How does general relativity explain tides? How general relativity explains tides using spacetime curvature? and if the full moon can affect water, inside the international space station did the ever observe small things like water droplets move towards the moon or the entire station move to a path closer to moon? even on earth when the full moon arises why we cant see least any small objects which have less density than water but higher than the atmospheric air move towards the moon. i know that there were two tides can be seen cause earth moves towards the moon so may be that's the case we don't see small items moving up cause the earth is moving with those too. just need a clarification.
 A: In Newtonian gravity tides occur because the force of gravity acting on one side of an extended object is different than on the other side.  For the Earth-Moon system, the gravitational pull of the Moon on the near side of the Earth is stronger than on the far side.  This force difference causes a relative acceleration between the two sides.
Internal forces (like the gravity of the Earth itself or internal stress/strain of a steal beam) hold extended objects together.  In the case of the Earth-Moon system, the Earth slightly "flexes" under the tide of the Moon.  In a more extreme situation the extended object could be ripped apart by a very strong tidal force.
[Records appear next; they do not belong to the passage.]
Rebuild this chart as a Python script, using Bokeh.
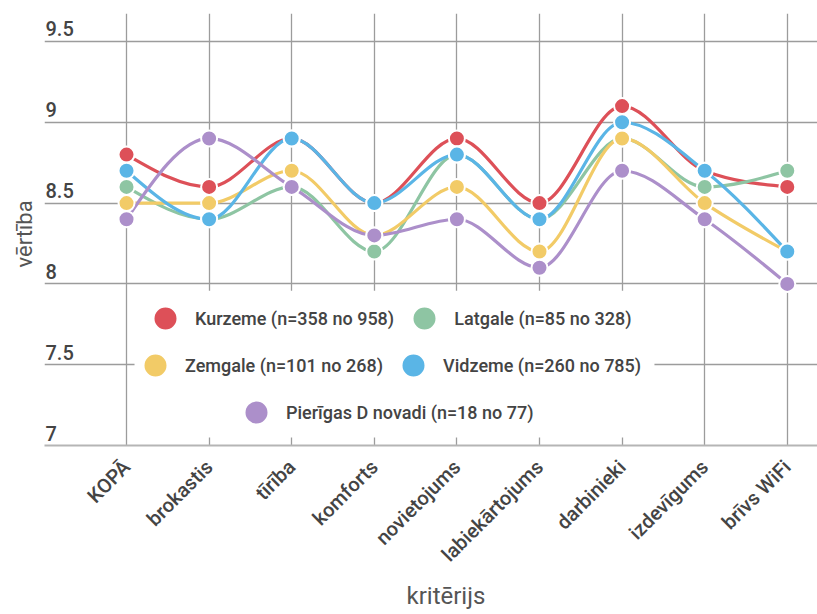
import numpy as np
from bokeh.plotting import figure
from bokeh.models import (ColumnDataSource, Range1d, FixedTicker, Legend, LegendItem,
                          Title, BoxAnnotation)
from bokeh.core.properties import value
from bokeh.embed import file_html
from bokeh.resources import INLINE

# --- data -------------------------------------------------------------------
criteria = ["KOPĀ", "brokastis", "tīrība", "komforts", "novietojums",
            "labiekārtojums", "darbinieki", "izdevīgums", "brīvs WiFi"]

kurzeme = [8.8, 8.6, 8.9, 8.5, 8.9, 8.5, 9.1, 8.7, 8.6]
latgale = [8.6, 8.4, 8.6, 8.2, 8.8, 8.4, 8.9, 8.6, 8.7]
zemgale = [8.5, 8.5, 8.7, 8.3, 8.6, 8.2, 8.9, 8.5, 8.2]
vidzeme = [8.7, 8.4, 8.9, 8.5, 8.8, 8.4, 9.0, 8.7, 8.2]
pierigas = [8.4, 8.9, 8.6, 8.3, 8.4, 8.1, 8.7, 8.4, 8.0]

series_names = ["Kurzeme (n=358 no 958)", "Latgale (n=85 no 328)",
                "Zemgale (n=101 no 268)", "Vidzeme (n=260 no 785)",
                "Pierīgas D novadi (n=18 no 77)"]
series_values = [kurzeme, latgale, zemgale, vidzeme, pierigas]
series_colors = ["#DD5058", "#8EC5A3", "#F2CB67", "#5AB5E6", "#AC8FCA"]

y_ticks = [7, 7.5, 8, 8.5, 9, 9.5]
y_tick_labels = ["7", "7.5", "8", "8.5", "9", "9.5"]

FONT = "Roboto"
FONT_MEDIUM = "Roboto Medium"
TEXT_DARK = "#444444"


def monotone_tangents(x, y):
    """Tangents of a monotone cubic (Steffen) curve through the points."""
    x = np.asarray(x, float)
    y = np.asarray(y, float)
    h = np.diff(x)
    s = np.diff(y) / h
    n = len(x)
    t = np.zeros(n)
    for i in range(1, n - 1):
        p = (s[i - 1] * h[i] + s[i] * h[i - 1]) / (h[i - 1] + h[i])
        t[i] = (np.sign(s[i - 1]) + np.sign(s[i])) * min(abs(s[i - 1]), abs(s[i]), 0.5 * abs(p))
    t[0] = (3 * s[0] - t[1]) / 2
    t[-1] = (3 * s[-1] - t[-2]) / 2
    return t


def bezier_segments(x, y):
    x = np.asarray(x, float)
    y = np.asarray(y, float)
    t = monotone_tangents(x, y)
    h = np.diff(x)
    return dict(
        x0=x[:-1], y0=y[:-1], x1=x[1:], y1=y[1:],
        cx0=x[:-1] + h / 3, cy0=y[:-1] + h / 3 * t[:-1],
        cx1=x[1:] - h / 3, cy1=y[1:] - h / 3 * t[1:],
    )


xs = np.arange(len(criteria))

p = figure(width=817, height=614, output_backend="svg", toolbar_location=None,
           x_range=Range1d(-0.993, 8.366), y_range=Range1d(7.0, 9.673),
           y_axis_location=None, background_fill_color="white",
           border_fill_color="white")
p.outline_line_color = None
p.min_border_left = 44
p.min_border_right = 0
p.min_border_top = 13
p.min_border_bottom = 169

# grid
p.xgrid.ticker = FixedTicker(ticks=list(xs))
p.ygrid.ticker = FixedTicker(ticks=y_ticks)
for g in (p.xgrid, p.ygrid):
    g.grid_line_color = "#9c9c9c"
    g.grid_line_width = 1.3

# x axis
p.xaxis.ticker = FixedTicker(ticks=list(xs))
p.xaxis.major_label_overrides = {int(i): c for i, c in zip(xs, criteria)}
p.xaxis.major_label_orientation = np.pi / 4
p.xaxis.major_label_standoff = 12
p.xaxis.major_label_text_font = FONT_MEDIUM
p.xaxis.major_label_text_font_size = "20px"
p.xaxis.major_label_text_color = TEXT_DARK
p.xaxis.axis_line_color = "#b5b5b5"
p.xaxis.axis_line_width = 2
p.xaxis.major_tick_line_color = None
p.xaxis.minor_tick_line_color = None

# y tick labels sit just above their grid lines
p.text(x=-0.993, y=y_ticks, text=y_tick_labels, x_offset=1, y_offset=-5,
       text_font=value(FONT_MEDIUM), text_font_size=value("20px"), text_color=TEXT_DARK,
       text_align="left", text_baseline="bottom")

# smooth lines
for vals, color in zip(series_values, series_colors):
    src = ColumnDataSource(bezier_segments(xs, vals))
    p.bezier(x0="x0", y0="y0", x1="x1", y1="y1", cx0="cx0", cy0="cy0",
             cx1="cx1", cy1="cy1", source=src, line_color=color, line_width=3.2)

# points
point_renderers = []
for vals, color in zip(series_values, series_colors):
    r = p.scatter(x=xs, y=vals, size=16, fill_color=color, line_color="white",
                  line_width=2)
    point_renderers.append(r)

# legend panel
p.add_layout(BoxAnnotation(left=0.097, right=6.392, bottom=7.049, top=7.958,
                           fill_color="white", fill_alpha=1.0, line_color=None))

legend_rows = [([0, 1], (91, 97)), ([2, 3], (81, 50)), ([4], (182, 3))]
for idx, loc in legend_rows:
    items = [LegendItem(label=series_names[i], renderers=[point_renderers[i]]) for i in idx]
    lg = Legend(items=items, location=loc, orientation="horizontal",
                glyph_width=60, glyph_height=60, label_standoff=0, spacing=0,
                padding=0, margin=0, border_line_color=None,
                background_fill_alpha=0.0, label_text_font=FONT_MEDIUM,
                label_text_font_size="18px", label_text_color=TEXT_DARK)
    p.add_layout(lg, "center")

# axis titles
p.add_layout(Title(text="kritērijs", align="left", offset=362, standoff=5,
                   text_font=FONT, text_font_size="24px", text_font_style="normal",
                   text_color="#555555"), "below")
p.add_layout(Title(text="vērtība", align="left", offset=178, standoff=16,
                   text_font=FONT, text_font_size="22px", text_font_style="normal",
                   text_color="#555555"), "left")

open("out.html", "w").write(file_html(p, INLINE))
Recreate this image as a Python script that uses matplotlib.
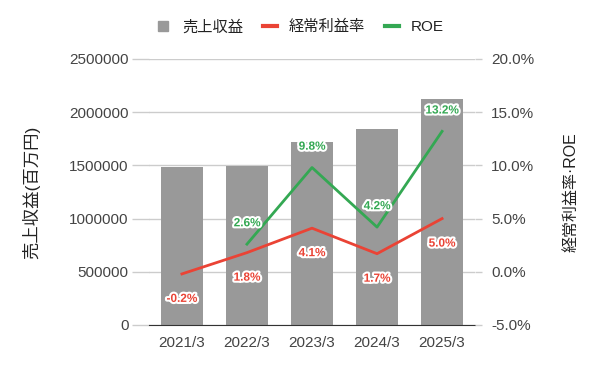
import matplotlib
matplotlib.use("Agg")
import matplotlib.pyplot as plt
import matplotlib.patheffects as pe
from matplotlib.lines import Line2D
from matplotlib.ticker import FuncFormatter
import numpy as np

plt.rcParams['font.family'] = ['Liberation Sans', 'Noto Sans CJK JP', 'DejaVu Sans']

categories = ["2021/3", "2022/3", "2023/3", "2024/3", "2025/3"]
revenue = [1485000, 1497000, 1720000, 1842000, 2124000]
margin = [-0.2, 1.8, 4.1, 1.7, 5.0]
roe = [np.nan, 2.6, 9.8, 4.2, 13.2]

BAR = "#999999"
RED = "#ea4335"
GREEN = "#34a853"
TICK = "#444444"

fig = plt.figure(figsize=(6, 3.71), dpi=100)
ax = fig.add_axes([0.249, 0.124, 0.542, 0.717])
ax2 = ax.twinx()

x = np.arange(len(categories))
ax.bar(x, revenue, width=0.65, color=BAR, zorder=2)
ax.set_xlim(-0.5, len(categories) - 0.5)
ax.set_ylim(0, 2500000)
ax.set_yticks(np.arange(0, 2500001, 500000))
ax.yaxis.set_major_formatter(FuncFormatter(lambda v, p: f"{int(v)}"))
ax.set_xticks(x)
ax.set_xticklabels(categories)
ax.grid(axis='y', color="#cccccc", linewidth=1, zorder=0)
ax.set_axisbelow(True)

ax2.set_ylim(-5, 20)
ax2.set_yticks(np.arange(-5, 20.1, 5))
ax2.yaxis.set_major_formatter(FuncFormatter(lambda v, p: f"{v:.1f}%"))

ax2.plot(x, margin, color=RED, linewidth=2, zorder=3)
ax2.plot(x, roe, color=GREEN, linewidth=2, zorder=3)

halo = [pe.withStroke(linewidth=3, foreground="white")]
for xi, v in zip(x, margin):
    ax2.annotate(f"{v:.1f}%", (xi, v), xytext=(0, -18), textcoords="offset points",
                 ha="center", va="center", fontsize=8.5, fontweight="bold",
                 color=RED, path_effects=halo, zorder=5)
for xi, v in zip(x, roe):
    if np.isnan(v):
        continue
    ax2.annotate(f"{v:.1f}%", (xi, v), xytext=(0, 15), textcoords="offset points",
                 ha="center", va="center", fontsize=8.5, fontweight="bold",
                 color=GREEN, path_effects=halo, zorder=5)

for a in (ax, ax2):
    for s in a.spines.values():
        s.set_visible(False)
    a.tick_params(axis='both', colors="#cccccc", labelcolor=TICK, labelsize=11, length=0)
ax.spines['bottom'].set_visible(True)
ax.spines['bottom'].set_color("#333333")
ax.tick_params(axis='y', length=12, width=1, color="#cccccc", pad=3)
ax2.tick_params(axis='y', length=5, width=1, color="#cccccc", pad=7)
ax.tick_params(axis='x', pad=8)

ax.set_ylabel("売上収益(百万円)", fontsize=12.5, color="#222222", labelpad=21)
ax2.set_ylabel("経常利益率\u00b7ROE", fontsize=11.5, color="#222222", labelpad=21)

handles = [Line2D([0], [0], marker='s', markersize=7.5, color=BAR, linestyle='none'),
           Line2D([0], [0], color=RED, linewidth=3),
           Line2D([0], [0], color=GREEN, linewidth=3)]
fig.legend(handles, ["売上収益", "経常利益率", "ROE"], loc="center",
           bbox_to_anchor=(0.5, 0.927), ncol=3, frameon=False, fontsize=11,
           handlelength=0.9, columnspacing=1.3, handletextpad=0.8,
           labelcolor="#222222")

fig.savefig("out.png", dpi=100)
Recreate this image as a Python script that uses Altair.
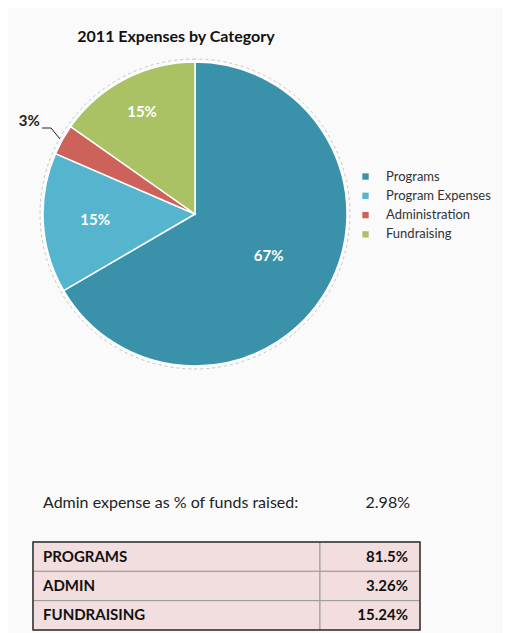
import altair as alt
import pandas as pd

# ---- data ----
title_text = "2011 Expenses by Category"
categories = ["Programs", "Program Expenses", "Administration", "Fundraising"]
values = [66.6, 14.9, 3.26, 15.24]
colors = ["#3A92AA", "#55B5CE", "#CD625B", "#AAC263"]

admin_ratio_label = "Admin expense as % of funds raised:"
admin_ratio_value = "2.98%"

table_rows = ["PROGRAMS", "ADMIN", "FUNDRAISING"]
table_values = ["81.5%", "3.26%", "15.24%"]

FONT = "Lato"
CX, CY, R = 187, 206, 152
label_radius = {"Programs": 85, "Program Expenses": 100, "Administration": 190, "Fundraising": 115}

pie_df = pd.DataFrame({"category": categories, "value": values,
                       "idx": list(range(len(categories)))})
table_df = pd.DataFrame({"row": table_rows, "val": table_values})
one = pd.DataFrame({"a": [0]})

base = alt.Chart(pie_df)

outline = base.mark_arc(outerRadius=R + 3, fillOpacity=0, stroke="#B8B8B8",
                        strokeWidth=0.8, strokeDash=[3, 3]).encode(
    theta=alt.Theta("sum(value):Q"),
    x=alt.value(CX), y=alt.value(CY))

arcs = base.mark_arc(outerRadius=R, stroke="white", strokeWidth=1.5).encode(
    theta=alt.Theta("value:Q", stack=True),
    order=alt.Order("idx:Q"),
    color=alt.Color("category:N", sort=categories,
                    scale=alt.Scale(domain=categories, range=colors),
                    legend=alt.Legend(title=None, orient="none", legendX=351, legendY=162,
                                      symbolType="square", symbolSize=40,
                                      symbolStrokeWidth=0, labelFont=FONT,
                                      labelFontSize=13, labelColor="#333",
                                      rowPadding=5.3, labelOffset=14)),
    x=alt.value(CX), y=alt.value(CY))

lab_base = base.transform_joinaggregate(total="sum(value)").transform_window(
    cum="sum(value)", sort=[alt.SortField("idx")], frame=[None, 0]
).transform_calculate(mid="datum.cum - datum.value / 2",
                      pct="datum.value / datum.total")

label_layers = []
for cat in categories:
    col = "#222" if cat == "Administration" else "white"
    label_layers.append(
        lab_base.transform_filter(alt.datum.category == cat).mark_text(
            font=FONT, fontSize=15, fontWeight="bold", color=col,
            radius=label_radius[cat]).encode(
            theta=alt.Theta("mid:Q", stack=None),
            text=alt.Text("pct:Q", format=".0%"),
            x=alt.value(CX), y=alt.value(CY)))

lead1 = alt.Chart(one).mark_rule(color="#222", strokeWidth=1).encode(
    x=alt.value(34), x2=alt.value(43), y=alt.value(120), y2=alt.value(120))
lead2 = alt.Chart(one).mark_rule(color="#222", strokeWidth=1).encode(
    x=alt.value(43), x2=alt.value(52), y=alt.value(120), y2=alt.value(131))

title = alt.Chart(one).mark_text(font=FONT, fontSize=16, fontWeight="bold",
                                 color="#111").encode(
    text=alt.value(title_text), x=alt.value(168), y=alt.value(29))

admin_l = alt.Chart(one).mark_text(font=FONT, fontSize=16, color="#222",
                                   align="left").encode(
    text=alt.value(admin_ratio_label), x=alt.value(35), y=alt.value(495))
admin_v = alt.Chart(one).mark_text(font=FONT, fontSize=16, color="#222",
                                   align="right").encode(
    text=alt.value(admin_ratio_value), x=alt.value(402), y=alt.value(495))

ysc = alt.Y("row:N", sort=table_rows, axis=None,
            scale=alt.Scale(range=[534, 622], paddingInner=0, paddingOuter=0))
tbase = alt.Chart(table_df)
cell_l = tbase.mark_rect(fill="#F2DEDE", stroke="#9A9A9A", strokeWidth=1).encode(
    y=ysc, x=alt.value(25), x2=alt.value(312))
cell_v = tbase.mark_rect(fill="#F2DEDE", stroke="#9A9A9A", strokeWidth=1).encode(
    y=ysc, x=alt.value(312), x2=alt.value(412))
border = alt.Chart(one).mark_rect(fillOpacity=0, stroke="#333", strokeWidth=1.5).encode(
    x=alt.value(25), x2=alt.value(412), y=alt.value(534), y2=alt.value(622))
txt_l = tbase.mark_text(font=FONT, fontSize=15, fontWeight="bold", color="#111",
                        align="left").encode(
    y=alt.Y("row:N", sort=table_rows, axis=None, bandPosition=0.5),
    x=alt.value(35), text="row:N")
txt_v = tbase.mark_text(font=FONT, fontSize=15, fontWeight="bold", color="#111",
                        align="right").encode(
    y=alt.Y("row:N", sort=table_rows, axis=None, bandPosition=0.5),
    x=alt.value(400), text="val:N")

chart = alt.layer(outline, arcs, *label_layers, lead1, lead2, title, admin_l, admin_v,
                  cell_l, cell_v, border, txt_l, txt_v).properties(
    width=495, height=625, padding=0, background="#FAFAFA"
).configure_view(stroke=None)

chart.save("out.html", embed_options={"renderer": "svg", "actions": False})
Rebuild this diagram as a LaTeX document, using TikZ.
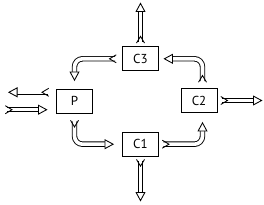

Effectively, the same thing happens in general relativity (GR).  Because GR formulates gravity as spacetime curvature, the effect can be stated in those terms.  Moving objects follow geodesics of the spacetime.  Each part of an extended object would travel on its own geodesic.  There's a common calculation in GR to find the geodesic deviation between two nearby geodesic paths.  It tells the relative acceleration between the two paths.
Since Newtonian gravity is a good approximation to GR for weak gravitational fields, we would need a highly precise experiment to measure any deviations from the Newtonian predictions in the Earth-Moon system.